No democracy in the world today lies under a darker shadow of existential dread than Israel. And the events of the past month ought to demonstrate that Israel's dread is not of shadows only. Israel's efforts to allay the enmity of its enemies or mollify the scorn of its critics have failed. But is it too much to ask its friends for support—this time, for once, without cavil or reservation?”

And what about U.S. efforts to bring the Israelis and the Palestinians somehow together?  A while back, our special envoy to the Middle East – our point man to try to get the Israeli-Palestinian peace process going, George Mitchell, flat out quit. He has not been replaced. Nor is a replacement likely.

Which brings me back to the silence that greeted Turki al-Faisal’s column. If you’re looking for who can really put pressure on the situation (because only the United States, with its Security Council veto, can stop the Palestinian demand for recognition by the United Nations as a state), it’s Saudi Arabia. They have the ultimate sword of Damocles over the throat of the United States: our unquenchable demand for foreign (read Saudi) oil.

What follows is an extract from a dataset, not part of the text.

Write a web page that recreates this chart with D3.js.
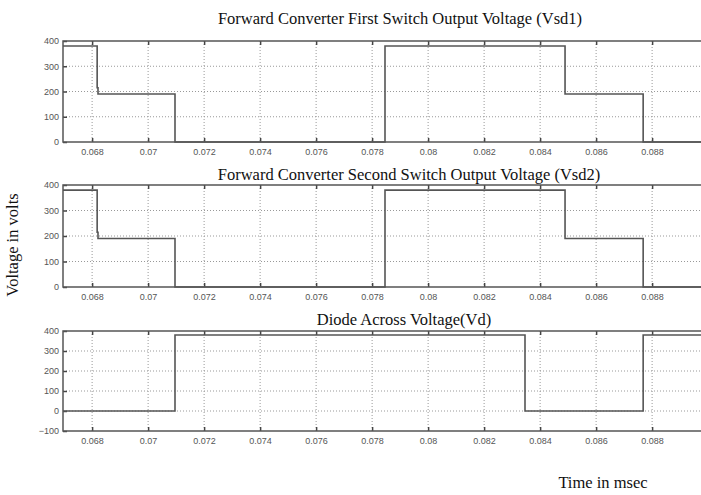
<!DOCTYPE html>
<html>
<head>
<meta charset="utf-8">
<script src="https://cdn.jsdelivr.net/npm/d3@7"></script>
<style>
body { margin: 0; background: #fff; }
svg { display: block; }
.tick text { font-family: "Liberation Sans", Arial, sans-serif; font-size: 9px; fill: #555; }
.ttl { font-family: "Liberation Serif", "Times New Roman", serif; font-size: 16.5px; fill: #111; }
</style>
</head>
<body>
<div id="chart"></div>
<script>
// time ticks (sec) and voltage ticks
var xTicks = [0.068, 0.07, 0.072, 0.074, 0.076, 0.078, 0.08, 0.082, 0.084, 0.086, 0.088];
var xTickLabels = ["0.068", "0.07", "0.072", "0.074", "0.076", "0.078", "0.08", "0.082", "0.084", "0.086", "0.088"];
var yTicksA = [0, 100, 200, 300, 400];
var yTicksB = [-100, 0, 100, 200, 300, 400];

// step traces: time where each level starts, and the level
var vsd1Time = [0.06696, 0.06818, 0.06821, 0.07096, 0.07846, 0.08489, 0.08768, 0.0899];
var vsd1Volt = [380, 215, 190, 0, 380, 190, 0, 0];
var vsd2Time = [0.06696, 0.06818, 0.06821, 0.07096, 0.07846, 0.08489, 0.08768, 0.0899];
var vsd2Volt = [380, 215, 190, 0, 380, 190, 0, 0];
var vdTime = [0.06696, 0.07096, 0.08346, 0.08768, 0.0899];
var vdVolt = [0, 380, 0, 380, 380];

var titles = [
    "Forward Converter First Switch Output Voltage (Vsd1)",
    "Forward Converter Second Switch Output Voltage (Vsd2)",
    "Diode Across Voltage(Vd)"
];

var W = 701, H = 495;
var svg = d3.select("#chart").append("svg")
    .attr("width", W)
    .attr("height", H);

var panels = [
    { top: 41, bottom: 142, yDom: [0, 400], ticks: yTicksA, t: vsd1Time, v: vsd1Volt, title: titles[0], tx: 400, ty: 24 },
    { top: 185, bottom: 287, yDom: [0, 400], ticks: yTicksA, t: vsd2Time, v: vsd2Volt, title: titles[1], tx: 409, ty: 180 },
    { top: 331, bottom: 431, yDom: [-100, 400], ticks: yTicksB, t: vdTime, v: vdVolt, title: titles[2], tx: 404, ty: 325 }
];

var left = 63;
var x = d3.scaleLinear()
    .domain([0.06696, 0.0899])
    .range([left, left + (0.0899 - 0.06696) * 28000]);

svg.append("clipPath").attr("id", "clip")
    .append("rect").attr("x", left).attr("y", 0).attr("width", W - left).attr("height", H);

panels.forEach(function (p, k) {
    var y = d3.scaleLinear().domain(p.yDom).range([p.bottom, p.top]);
    var g = svg.append("g");

    // grid
    g.append("g").selectAll("line.vg")
        .data(xTicks).enter().append("line")
        .attr("x1", function (d) { return x(d); })
        .attr("x2", function (d) { return x(d); })
        .attr("y1", p.top).attr("y2", p.bottom)
        .attr("stroke", "#999").attr("stroke-width", 1)
        .attr("stroke-dasharray", "1,2");
    g.append("g").selectAll("line.hg")
        .data(p.ticks.slice(1, -1)).enter().append("line")
        .attr("x1", left).attr("x2", W)
        .attr("y1", function (d) { return y(d); })
        .attr("y2", function (d) { return y(d); })
        .attr("stroke", "#999").attr("stroke-width", 1)
        .attr("stroke-dasharray", "1,2");

    // axes
    var xAxis = d3.axisBottom(x).tickValues(xTicks)
        .tickFormat(function (d, i) { return xTickLabels[i]; })
        .tickSizeInner(-4).tickSizeOuter(0).tickPadding(7);
    var gx = g.append("g")
        .attr("transform", "translate(0," + p.bottom + ")")
        .call(xAxis);
    gx.select(".domain").remove();
    gx.selectAll(".tick line").attr("stroke", "#444").attr("stroke-width", 1.5);

    var xTop = d3.axisTop(x).tickValues(xTicks).tickFormat("")
        .tickSizeInner(-4).tickSizeOuter(0);
    var gxt = g.append("g")
        .attr("transform", "translate(0," + p.top + ")")
        .call(xTop);
    gxt.select(".domain").remove();
    gxt.selectAll(".tick line").attr("stroke", "#444").attr("stroke-width", 1.5);

    var yAxis = d3.axisLeft(y).tickValues(p.ticks)
        .tickSizeInner(-4).tickSizeOuter(0).tickPadding(4);
    var gy = g.append("g")
        .attr("transform", "translate(" + left + ",0)")
        .call(yAxis);
    gy.select(".domain").remove();
    gy.selectAll(".tick line").attr("stroke", "#444").attr("stroke-width", 1.5);

    // box (no right edge, cut by the picture)
    g.append("path")
        .attr("d", "M" + W + "," + p.top + "H" + left + "V" + p.bottom + "H" + W)
        .attr("fill", "none").attr("stroke", "#555").attr("stroke-width", 1.5);

    // trace
    var pts = p.t.map(function (t, i) { return [t, p.v[i]]; });
    var line = d3.line()
        .x(function (d) { return x(d[0]); })
        .y(function (d) { return y(d[1]); })
        .curve(d3.curveStepAfter);
    g.append("path")
        .datum(pts)
        .attr("clip-path", "url(#clip)")
        .attr("d", line)
        .attr("fill", "none")
        .attr("stroke", "#555")
        .attr("stroke-width", 1.6);

    // title
    svg.append("text").attr("class", "ttl")
        .attr("x", p.tx).attr("y", p.ty)
        .attr("text-anchor", "middle")
        .text(p.title);
});

svg.append("text").attr("class", "ttl")
    .attr("transform", "translate(18,245) rotate(-90)")
    .attr("text-anchor", "middle")
    .text("Voltage in volts");

svg.append("text").attr("class", "ttl")
    .attr("x", 603).attr("y", 488)
    .attr("text-anchor", "middle")
    .text("Time in msec");
</script>
</body>
</html>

An end to the Saudi relationship could involve an oil boycott that could bring the American economy, weak as it is, to its knees, and beyond. And it would diplomatically isolate the United States in the Middle East in a way that has never happened before – and make the 1973 Arab oil embargo look like the proverbial walk in the park.

I want to know what our President thinks about this. And our foreign policy establishment. And our Congress. Maybe they’re all afraid to say what they think in public.

But know this: the Saudis are NOT bluffing.

So watch the outcome of U.N. debate on Palestine. Our very way of life may be tied up in the outcome.